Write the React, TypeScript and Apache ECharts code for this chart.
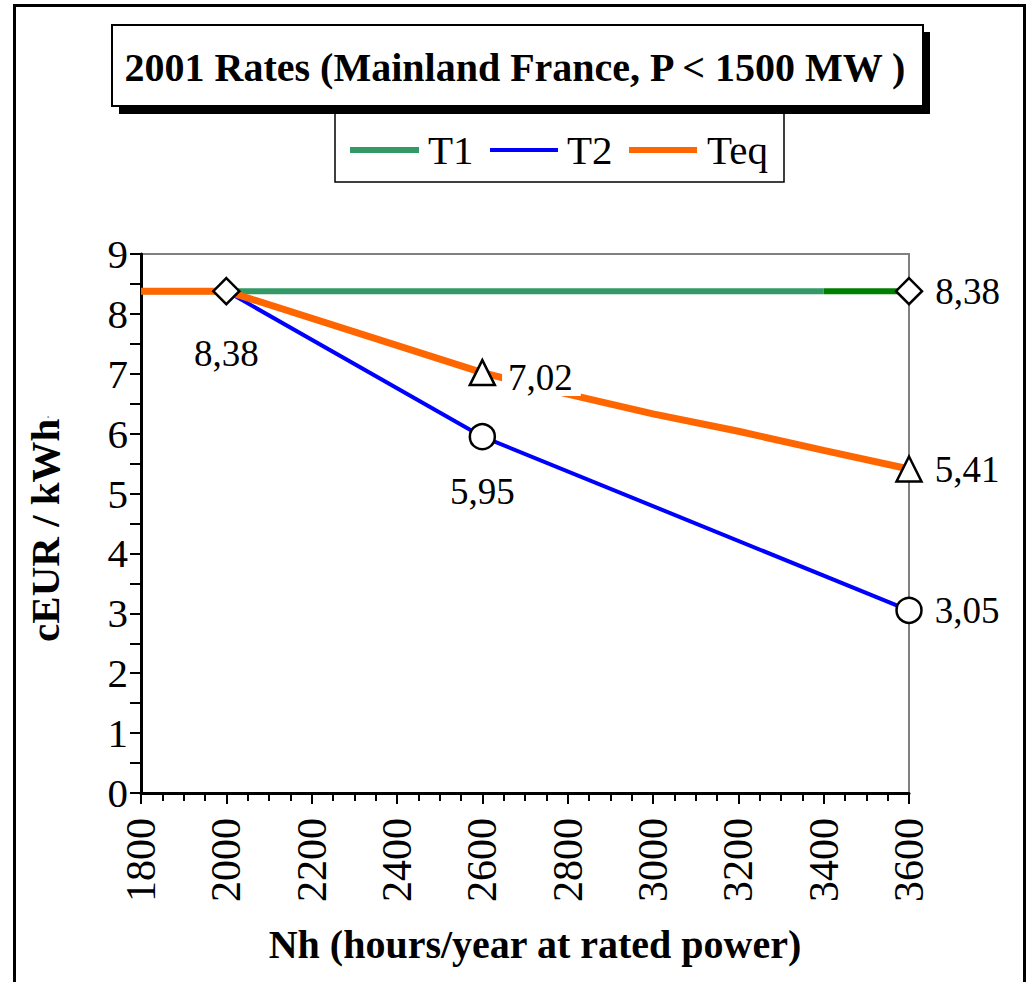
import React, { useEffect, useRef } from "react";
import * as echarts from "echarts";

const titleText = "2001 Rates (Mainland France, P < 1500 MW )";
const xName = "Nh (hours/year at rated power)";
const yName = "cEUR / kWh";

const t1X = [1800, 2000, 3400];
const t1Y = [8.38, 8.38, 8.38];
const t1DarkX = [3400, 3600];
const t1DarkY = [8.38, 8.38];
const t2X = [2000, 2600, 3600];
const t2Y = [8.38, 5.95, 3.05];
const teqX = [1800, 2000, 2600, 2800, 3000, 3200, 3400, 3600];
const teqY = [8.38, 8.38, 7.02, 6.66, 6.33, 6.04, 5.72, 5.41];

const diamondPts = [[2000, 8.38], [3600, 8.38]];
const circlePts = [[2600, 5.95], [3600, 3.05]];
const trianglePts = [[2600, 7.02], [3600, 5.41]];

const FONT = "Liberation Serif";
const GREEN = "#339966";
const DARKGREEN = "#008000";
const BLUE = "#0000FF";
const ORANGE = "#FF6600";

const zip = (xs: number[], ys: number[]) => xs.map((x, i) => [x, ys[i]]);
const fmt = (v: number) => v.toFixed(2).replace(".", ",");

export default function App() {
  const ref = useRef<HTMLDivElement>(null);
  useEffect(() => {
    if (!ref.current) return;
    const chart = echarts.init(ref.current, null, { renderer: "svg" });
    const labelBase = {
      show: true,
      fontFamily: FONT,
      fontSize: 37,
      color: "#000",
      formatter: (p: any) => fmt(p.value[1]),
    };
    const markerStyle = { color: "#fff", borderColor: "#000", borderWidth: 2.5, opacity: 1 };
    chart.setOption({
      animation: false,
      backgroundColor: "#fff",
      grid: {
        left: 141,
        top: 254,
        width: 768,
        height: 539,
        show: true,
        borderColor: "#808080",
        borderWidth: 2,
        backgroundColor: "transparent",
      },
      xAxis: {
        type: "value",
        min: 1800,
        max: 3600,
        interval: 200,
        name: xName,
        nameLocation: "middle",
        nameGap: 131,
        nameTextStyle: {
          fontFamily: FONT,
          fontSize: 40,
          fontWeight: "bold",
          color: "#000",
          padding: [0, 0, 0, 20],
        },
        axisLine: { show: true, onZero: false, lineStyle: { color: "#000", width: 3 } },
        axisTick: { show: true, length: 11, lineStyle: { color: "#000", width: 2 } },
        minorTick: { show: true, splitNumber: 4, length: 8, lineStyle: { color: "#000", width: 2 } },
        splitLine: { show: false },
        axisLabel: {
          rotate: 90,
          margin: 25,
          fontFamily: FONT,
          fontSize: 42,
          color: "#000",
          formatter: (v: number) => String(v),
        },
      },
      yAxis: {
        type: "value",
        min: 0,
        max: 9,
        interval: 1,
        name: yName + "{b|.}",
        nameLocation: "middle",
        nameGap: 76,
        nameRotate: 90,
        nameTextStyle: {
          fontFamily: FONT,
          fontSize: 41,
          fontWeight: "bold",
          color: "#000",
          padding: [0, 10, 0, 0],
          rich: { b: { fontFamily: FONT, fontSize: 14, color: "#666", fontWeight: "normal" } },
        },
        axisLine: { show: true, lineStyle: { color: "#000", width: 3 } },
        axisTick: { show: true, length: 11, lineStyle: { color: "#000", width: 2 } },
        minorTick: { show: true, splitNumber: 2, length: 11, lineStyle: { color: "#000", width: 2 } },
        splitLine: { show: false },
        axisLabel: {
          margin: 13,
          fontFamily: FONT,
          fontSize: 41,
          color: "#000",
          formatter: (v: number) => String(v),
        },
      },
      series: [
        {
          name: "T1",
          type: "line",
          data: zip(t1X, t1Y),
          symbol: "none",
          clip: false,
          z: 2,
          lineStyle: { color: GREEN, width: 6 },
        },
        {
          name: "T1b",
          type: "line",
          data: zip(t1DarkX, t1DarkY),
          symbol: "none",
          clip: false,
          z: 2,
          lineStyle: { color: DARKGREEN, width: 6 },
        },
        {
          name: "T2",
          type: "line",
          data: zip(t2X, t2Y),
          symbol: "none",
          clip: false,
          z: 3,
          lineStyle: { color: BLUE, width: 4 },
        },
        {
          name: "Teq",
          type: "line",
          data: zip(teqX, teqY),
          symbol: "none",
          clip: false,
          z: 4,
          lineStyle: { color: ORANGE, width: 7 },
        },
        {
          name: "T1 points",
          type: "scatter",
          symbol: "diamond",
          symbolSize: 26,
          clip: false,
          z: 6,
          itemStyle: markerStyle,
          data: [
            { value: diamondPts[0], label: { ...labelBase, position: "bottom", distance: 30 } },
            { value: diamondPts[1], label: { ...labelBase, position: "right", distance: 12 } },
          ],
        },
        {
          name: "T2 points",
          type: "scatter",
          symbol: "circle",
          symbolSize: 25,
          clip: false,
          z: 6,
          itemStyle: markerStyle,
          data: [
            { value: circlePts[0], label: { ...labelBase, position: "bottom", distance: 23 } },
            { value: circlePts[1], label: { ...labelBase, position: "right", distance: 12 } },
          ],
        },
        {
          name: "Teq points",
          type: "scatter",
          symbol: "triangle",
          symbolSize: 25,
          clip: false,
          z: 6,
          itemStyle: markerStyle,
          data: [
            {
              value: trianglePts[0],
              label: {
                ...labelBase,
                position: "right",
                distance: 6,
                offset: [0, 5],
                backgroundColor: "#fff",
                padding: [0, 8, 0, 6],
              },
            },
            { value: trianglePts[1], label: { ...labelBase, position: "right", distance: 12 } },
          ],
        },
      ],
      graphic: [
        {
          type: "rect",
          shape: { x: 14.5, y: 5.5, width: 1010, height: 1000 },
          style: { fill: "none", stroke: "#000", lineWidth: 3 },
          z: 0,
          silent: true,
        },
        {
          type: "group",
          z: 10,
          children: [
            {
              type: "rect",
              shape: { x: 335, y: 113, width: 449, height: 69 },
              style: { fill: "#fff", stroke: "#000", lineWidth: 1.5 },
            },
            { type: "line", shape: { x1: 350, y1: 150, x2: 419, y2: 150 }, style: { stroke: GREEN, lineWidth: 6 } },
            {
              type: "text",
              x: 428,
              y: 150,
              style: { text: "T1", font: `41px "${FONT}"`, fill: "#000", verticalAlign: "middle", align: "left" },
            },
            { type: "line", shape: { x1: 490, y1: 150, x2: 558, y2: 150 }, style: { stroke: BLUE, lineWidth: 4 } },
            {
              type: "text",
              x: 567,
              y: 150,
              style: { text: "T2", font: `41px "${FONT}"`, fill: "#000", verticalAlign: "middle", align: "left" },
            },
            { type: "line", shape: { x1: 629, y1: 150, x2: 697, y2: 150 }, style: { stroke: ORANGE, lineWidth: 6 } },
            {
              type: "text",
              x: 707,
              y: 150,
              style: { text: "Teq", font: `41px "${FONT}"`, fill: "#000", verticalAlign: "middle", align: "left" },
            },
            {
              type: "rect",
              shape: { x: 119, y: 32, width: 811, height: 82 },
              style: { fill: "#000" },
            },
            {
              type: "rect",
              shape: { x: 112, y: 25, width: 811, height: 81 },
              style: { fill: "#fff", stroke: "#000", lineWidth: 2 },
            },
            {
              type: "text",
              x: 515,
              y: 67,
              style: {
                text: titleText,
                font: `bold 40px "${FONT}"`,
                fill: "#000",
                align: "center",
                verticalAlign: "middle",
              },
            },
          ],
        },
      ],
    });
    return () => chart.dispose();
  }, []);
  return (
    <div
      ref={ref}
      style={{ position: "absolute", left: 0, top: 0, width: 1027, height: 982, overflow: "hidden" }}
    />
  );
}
+ + + +
# Short task
Repeat the material exactly as it reads, without any of its pictures.

# Exercise solution
Write the React, TypeScript and Apache ECharts code for this chart.
import React, { useEffect, useRef } from "react";
import * as echarts from "echarts";

const titleText = "2001 Rates (Mainland France, P < 1500 MW )";
const xName = "Nh (hours/year at rated power)";
const yName = "cEUR / kWh";

const t1X = [1800, 2000, 3400];
const t1Y = [8.38, 8.38, 8.38];
const t1DarkX = [3400, 3600];
const t1DarkY = [8.38, 8.38];
const t2X = [2000, 2600, 3600];
const t2Y = [8.38, 5.95, 3.05];
const teqX = [1800, 2000, 2600, 2800, 3000, 3200, 3400, 3600];
const teqY = [8.38, 8.38, 7.02, 6.66, 6.33, 6.04, 5.72, 5.41];

const diamondPts = [[2000, 8.38], [3600, 8.38]];
const circlePts = [[2600, 5.95], [3600, 3.05]];
const trianglePts = [[2600, 7.02], [3600, 5.41]];

const FONT = "Liberation Serif";
const GREEN = "#339966";
const DARKGREEN = "#008000";
const BLUE = "#0000FF";
const ORANGE = "#FF6600";

const zip = (xs: number[], ys: number[]) => xs.map((x, i) => [x, ys[i]]);
const fmt = (v: number) => v.toFixed(2).replace(".", ",");

export default function App() {
  const ref = useRef<HTMLDivElement>(null);
  useEffect(() => {
    if (!ref.current) return;
    const chart = echarts.init(ref.current, null, { renderer: "svg" });
    const labelBase = {
      show: true,
      fontFamily: FONT,
      fontSize: 37,
      color: "#000",
      formatter: (p: any) => fmt(p.value[1]),
    };
    const markerStyle = { color: "#fff", borderColor: "#000", borderWidth: 2.5, opacity: 1 };
    chart.setOption({
      animation: false,
      backgroundColor: "#fff",
      grid: {
        left: 141,
        top: 254,
        width: 768,
        height: 539,
        show: true,
        borderColor: "#808080",
        borderWidth: 2,
        backgroundColor: "transparent",
      },
      xAxis: {
        type: "value",
        min: 1800,
        max: 3600,
        interval: 200,
        name: xName,
        nameLocation: "middle",
        nameGap: 131,
        nameTextStyle: {
          fontFamily: FONT,
          fontSize: 40,
          fontWeight: "bold",
          color: "#000",
          padding: [0, 0, 0, 20],
        },
        axisLine: { show: true, onZero: false, lineStyle: { color: "#000", width: 3 } },
        axisTick: { show: true, length: 11, lineStyle: { color: "#000", width: 2 } },
        minorTick: { show: true, splitNumber: 4, length: 8, lineStyle: { color: "#000", width: 2 } },
        splitLine: { show: false },
        axisLabel: {
          rotate: 90,
          margin: 25,
          fontFamily: FONT,
          fontSize: 42,
          color: "#000",
          formatter: (v: number) => String(v),
        },
      },
      yAxis: {
        type: "value",
        min: 0,
        max: 9,
        interval: 1,
        name: yName + "{b|.}",
        nameLocation: "middle",
        nameGap: 76,
        nameRotate: 90,
        nameTextStyle: {
          fontFamily: FONT,
          fontSize: 41,
          fontWeight: "bold",
          color: "#000",
          padding: [0, 10, 0, 0],
          rich: { b: { fontFamily: FONT, fontSize: 14, color: "#666", fontWeight: "normal" } },
        },
        axisLine: { show: true, lineStyle: { color: "#000", width: 3 } },
        axisTick: { show: true, length: 11, lineStyle: { color: "#000", width: 2 } },
        minorTick: { show: true, splitNumber: 2, length: 11, lineStyle: { color: "#000", width: 2 } },
        splitLine: { show: false },
        axisLabel: {
          margin: 13,
          fontFamily: FONT,
          fontSize: 41,
          color: "#000",
          formatter: (v: number) => String(v),
        },
      },
      series: [
        {
          name: "T1",
          type: "line",
          data: zip(t1X, t1Y),
          symbol: "none",
          clip: false,
          z: 2,
          lineStyle: { color: GREEN, width: 6 },
        },
        {
          name: "T1b",
          type: "line",
          data: zip(t1DarkX, t1DarkY),
          symbol: "none",
          clip: false,
          z: 2,
          lineStyle: { color: DARKGREEN, width: 6 },
        },
        {
          name: "T2",
          type: "line",
          data: zip(t2X, t2Y),
          symbol: "none",
          clip: false,
          z: 3,
          lineStyle: { color: BLUE, width: 4 },
        },
        {
          name: "Teq",
          type: "line",
          data: zip(teqX, teqY),
          symbol: "none",
          clip: false,
          z: 4,
          lineStyle: { color: ORANGE, width: 7 },
        },
        {
          name: "T1 points",
          type: "scatter",
          symbol: "diamond",
          symbolSize: 26,
          clip: false,
          z: 6,
          itemStyle: markerStyle,
          data: [
            { value: diamondPts[0], label: { ...labelBase, position: "bottom", distance: 30 } },
            { value: diamondPts[1], label: { ...labelBase, position: "right", distance: 12 } },
          ],
        },
        {
          name: "T2 points",
          type: "scatter",
          symbol: "circle",
          symbolSize: 25,
          clip: false,
          z: 6,
          itemStyle: markerStyle,
          data: [
            { value: circlePts[0], label: { ...labelBase, position: "bottom", distance: 23 } },
            { value: circlePts[1], label: { ...labelBase, position: "right", distance: 12 } },
          ],
        },
        {
          name: "Teq points",
          type: "scatter",
          symbol: "triangle",
          symbolSize: 25,
          clip: false,
          z: 6,
          itemStyle: markerStyle,
          data: [
            {
              value: trianglePts[0],
              label: {
                ...labelBase,
                position: "right",
                distance: 6,
                offset: [0, 5],
                backgroundColor: "#fff",
                padding: [0, 8, 0, 6],
              },
            },
            { value: trianglePts[1], label: { ...labelBase, position: "right", distance: 12 } },
          ],
        },
      ],
      graphic: [
        {
          type: "rect",
          shape: { x: 14.5, y: 5.5, width: 1010, height: 1000 },
          style: { fill: "none", stroke: "#000", lineWidth: 3 },
          z: 0,
          silent: true,
        },
        {
          type: "group",
          z: 10,
          children: [
            {
              type: "rect",
              shape: { x: 335, y: 113, width: 449, height: 69 },
              style: { fill: "#fff", stroke: "#000", lineWidth: 1.5 },
            },
            { type: "line", shape: { x1: 350, y1: 150, x2: 419, y2: 150 }, style: { stroke: GREEN, lineWidth: 6 } },
            {
              type: "text",
              x: 428,
              y: 150,
              style: { text: "T1", font: `41px "${FONT}"`, fill: "#000", verticalAlign: "middle", align: "left" },
            },
            { type: "line", shape: { x1: 490, y1: 150, x2: 558, y2: 150 }, style: { stroke: BLUE, lineWidth: 4 } },
            {
              type: "text",
              x: 567,
              y: 150,
              style: { text: "T2", font: `41px "${FONT}"`, fill: "#000", verticalAlign: "middle", align: "left" },
            },
            { type: "line", shape: { x1: 629, y1: 150, x2: 697, y2: 150 }, style: { stroke: ORANGE, lineWidth: 6 } },
            {
              type: "text",
              x: 707,
              y: 150,
              style: { text: "Teq", font: `41px "${FONT}"`, fill: "#000", verticalAlign: "middle", align: "left" },
            },
            {
              type: "rect",
              shape: { x: 119, y: 32, width: 811, height: 82 },
              style: { fill: "#000" },
            },
            {
              type: "rect",
              shape: { x: 112, y: 25, width: 811, height: 81 },
              style: { fill: "#fff", stroke: "#000", lineWidth: 2 },
            },
            {
              type: "text",
              x: 515,
              y: 67,
              style: {
                text: titleText,
                font: `bold 40px "${FONT}"`,
                fill: "#000",
                align: "center",
                verticalAlign: "middle",
              },
            },
          ],
        },
      ],
    });
    return () => chart.dispose();
  }, []);
  return (
    <div
      ref={ref}
      style={{ position: "absolute", left: 0, top: 0, width: 1027, height: 982, overflow: "hidden" }}
    />
  );
}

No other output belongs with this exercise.